====== Collected data
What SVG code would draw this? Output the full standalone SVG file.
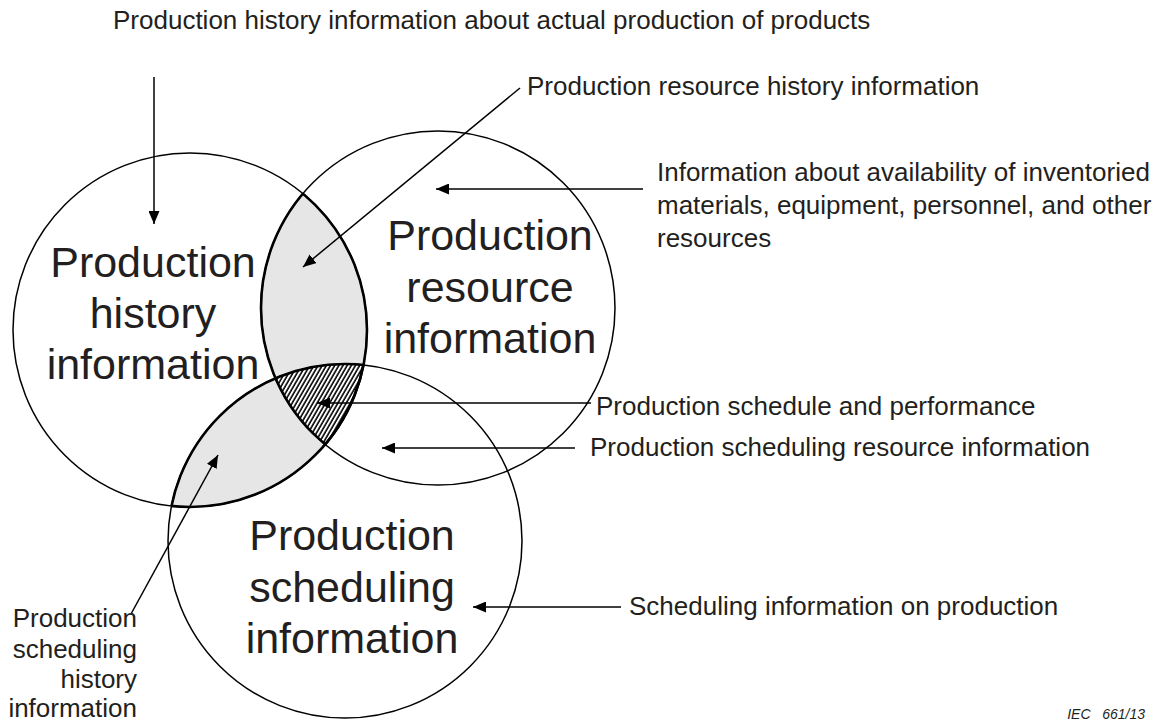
<svg xmlns="http://www.w3.org/2000/svg" width="1157" height="724" viewBox="0 0 1157 724">
<style>
  .big { font-family: "Liberation Sans", Arial, sans-serif; font-size: 43px; fill: #231f20; text-anchor: middle; }
  .lbl { font-family: "Liberation Sans", Arial, sans-serif; font-size: 26px; fill: #231f20; }
  .thin { fill: none; stroke: #000; stroke-width: 1.5; }
  .thick { fill: none; stroke: #000; stroke-width: 2.6; }
  .gray { fill: #e6e6e6; stroke: none; }
  .arrow { fill: none; stroke: #000; stroke-width: 1.5; marker-end: url(#ah); }
</style>
<defs>
  <marker id="ah" markerWidth="13" markerHeight="11" refX="13" refY="5.5" orient="auto" markerUnits="userSpaceOnUse">
    <path d="M0,0 L13,5.5 L0,11 Z" fill="#000"/>
  </marker>
  <pattern id="hatch" width="3.6" height="8" patternUnits="userSpaceOnUse" patternTransform="rotate(30)">
    <rect width="3.6" height="8" fill="#fff"/>
    <line x1="1" y1="0" x2="1" y2="8" stroke="#000" stroke-width="1.6"/>
  </pattern>
  <clipPath id="c1"><circle cx="190" cy="330" r="177"/></clipPath>
  <clipPath id="c2"><circle cx="438" cy="308" r="177"/></clipPath>
  <clipPath id="c3"><circle cx="345" cy="541" r="177"/></clipPath>
</defs>
<rect width="1157" height="724" fill="#fff"/>

<g id="overlaps">
  <circle class="gray" cx="438" cy="308" r="177" clip-path="url(#c1)"/>
  <circle class="gray" cx="345" cy="541" r="177" clip-path="url(#c1)"/>
  <g clip-path="url(#c1)">
    <circle cx="345" cy="541" r="177" fill="url(#hatch)" clip-path="url(#c2)"/>
  </g>
</g>

<g id="history">
  <circle class="thin" cx="190" cy="330" r="177"/>
  <text class="big" x="153" y="277">Production</text>
  <text class="big" x="153" y="328">history</text>
  <text class="big" x="153" y="379">information</text>
</g>
<g id="resource">
  <circle class="thin" cx="438" cy="308" r="177"/>
  <text class="big" x="490" y="250">Production</text>
  <text class="big" x="490" y="302">resource</text>
  <text class="big" x="490" y="353">information</text>
</g>
<g id="scheduling">
  <circle class="thin" cx="345" cy="541" r="177"/>
  <text class="big" x="352" y="550">Production</text>
  <text class="big" x="352" y="602">scheduling</text>
  <text class="big" x="352" y="653">information</text>
</g>

<g id="lens-outlines">
  <g clip-path="url(#c1)">
    <circle class="thick" cx="438" cy="308" r="177"/>
    <circle class="thick" cx="345" cy="541" r="177"/>
  </g>
  <circle class="thick" cx="190" cy="330" r="177" clip-path="url(#c2)"/>
  <circle class="thick" cx="190" cy="330" r="177" clip-path="url(#c3)"/>
</g>

<g id="connectors">
  <line class="arrow" x1="154" y1="77" x2="154" y2="224"/>
  <line class="arrow" x1="520" y1="88" x2="303" y2="267"/>
  <line class="arrow" x1="643" y1="189" x2="436" y2="189"/>
  <line class="arrow" x1="591" y1="403" x2="317" y2="403"/>
  <line class="arrow" x1="575" y1="448" x2="382" y2="448"/>
  <line class="arrow" x1="621" y1="607" x2="473" y2="607"/>
  <line class="arrow" x1="131" y1="614" x2="218" y2="455"/>
</g>

<g id="labels">
  <text class="lbl" x="113" y="29">Production history information about actual production of products</text>
  <text class="lbl" x="527" y="95">Production resource history information</text>
  <text class="lbl" x="657" y="181">Information about availability of inventoried</text>
  <text class="lbl" x="657" y="214">materials, equipment, personnel, and other</text>
  <text class="lbl" x="657" y="247">resources</text>
  <text class="lbl" x="596" y="415">Production schedule and performance</text>
  <text class="lbl" x="590" y="456">Production scheduling resource information</text>
  <text class="lbl" x="629" y="615">Scheduling information on production</text>
  <text class="lbl" x="137" y="627" text-anchor="end">Production</text>
  <text class="lbl" x="137" y="658" text-anchor="end">scheduling</text>
  <text class="lbl" x="137" y="688" text-anchor="end">history</text>
  <text class="lbl" x="137" y="717" text-anchor="end">information</text>
  <text x="1145" y="719" text-anchor="end" xml:space="preserve" font-family="Liberation Sans, Arial, sans-serif" font-size="14" font-style="italic" fill="#231f20">IEC   661/13</text>
</g>
</svg>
============
§ What you need to do
Using the material above, return every line exactly as it appears, minus the pictures.

§ Problem solution
What SVG code would draw this? Output the full standalone SVG file.
<svg xmlns="http://www.w3.org/2000/svg" width="1157" height="724" viewBox="0 0 1157 724">
<style>
  .big { font-family: "Liberation Sans", Arial, sans-serif; font-size: 43px; fill: #231f20; text-anchor: middle; }
  .lbl { font-family: "Liberation Sans", Arial, sans-serif; font-size: 26px; fill: #231f20; }
  .thin { fill: none; stroke: #000; stroke-width: 1.5; }
  .thick { fill: none; stroke: #000; stroke-width: 2.6; }
  .gray { fill: #e6e6e6; stroke: none; }
  .arrow { fill: none; stroke: #000; stroke-width: 1.5; marker-end: url(#ah); }
</style>
<defs>
  <marker id="ah" markerWidth="13" markerHeight="11" refX="13" refY="5.5" orient="auto" markerUnits="userSpaceOnUse">
    <path d="M0,0 L13,5.5 L0,11 Z" fill="#000"/>
  </marker>
  <pattern id="hatch" width="3.6" height="8" patternUnits="userSpaceOnUse" patternTransform="rotate(30)">
    <rect width="3.6" height="8" fill="#fff"/>
    <line x1="1" y1="0" x2="1" y2="8" stroke="#000" stroke-width="1.6"/>
  </pattern>
  <clipPath id="c1"><circle cx="190" cy="330" r="177"/></clipPath>
  <clipPath id="c2"><circle cx="438" cy="308" r="177"/></clipPath>
  <clipPath id="c3"><circle cx="345" cy="541" r="177"/></clipPath>
</defs>
<rect width="1157" height="724" fill="#fff"/>

<g id="overlaps">
  <circle class="gray" cx="438" cy="308" r="177" clip-path="url(#c1)"/>
  <circle class="gray" cx="345" cy="541" r="177" clip-path="url(#c1)"/>
  <g clip-path="url(#c1)">
    <circle cx="345" cy="541" r="177" fill="url(#hatch)" clip-path="url(#c2)"/>
  </g>
</g>

<g id="history">
  <circle class="thin" cx="190" cy="330" r="177"/>
  <text class="big" x="153" y="277">Production</text>
  <text class="big" x="153" y="328">history</text>
  <text class="big" x="153" y="379">information</text>
</g>
<g id="resource">
  <circle class="thin" cx="438" cy="308" r="177"/>
  <text class="big" x="490" y="250">Production</text>
  <text class="big" x="490" y="302">resource</text>
  <text class="big" x="490" y="353">information</text>
</g>
<g id="scheduling">
  <circle class="thin" cx="345" cy="541" r="177"/>
  <text class="big" x="352" y="550">Production</text>
  <text class="big" x="352" y="602">scheduling</text>
  <text class="big" x="352" y="653">information</text>
</g>

<g id="lens-outlines">
  <g clip-path="url(#c1)">
    <circle class="thick" cx="438" cy="308" r="177"/>
    <circle class="thick" cx="345" cy="541" r="177"/>
  </g>
  <circle class="thick" cx="190" cy="330" r="177" clip-path="url(#c2)"/>
  <circle class="thick" cx="190" cy="330" r="177" clip-path="url(#c3)"/>
</g>

<g id="connectors">
  <line class="arrow" x1="154" y1="77" x2="154" y2="224"/>
  <line class="arrow" x1="520" y1="88" x2="303" y2="267"/>
  <line class="arrow" x1="643" y1="189" x2="436" y2="189"/>
  <line class="arrow" x1="591" y1="403" x2="317" y2="403"/>
  <line class="arrow" x1="575" y1="448" x2="382" y2="448"/>
  <line class="arrow" x1="621" y1="607" x2="473" y2="607"/>
  <line class="arrow" x1="131" y1="614" x2="218" y2="455"/>
</g>

<g id="labels">
  <text class="lbl" x="113" y="29">Production history information about actual production of products</text>
  <text class="lbl" x="527" y="95">Production resource history information</text>
  <text class="lbl" x="657" y="181">Information about availability of inventoried</text>
  <text class="lbl" x="657" y="214">materials, equipment, personnel, and other</text>
  <text class="lbl" x="657" y="247">resources</text>
  <text class="lbl" x="596" y="415">Production schedule and performance</text>
  <text class="lbl" x="590" y="456">Production scheduling resource information</text>
  <text class="lbl" x="629" y="615">Scheduling information on production</text>
  <text class="lbl" x="137" y="627" text-anchor="end">Production</text>
  <text class="lbl" x="137" y="658" text-anchor="end">scheduling</text>
  <text class="lbl" x="137" y="688" text-anchor="end">history</text>
  <text class="lbl" x="137" y="717" text-anchor="end">information</text>
  <text x="1145" y="719" text-anchor="end" xml:space="preserve" font-family="Liberation Sans, Arial, sans-serif" font-size="14" font-style="italic" fill="#231f20">IEC   661/13</text>
</g>
</svg>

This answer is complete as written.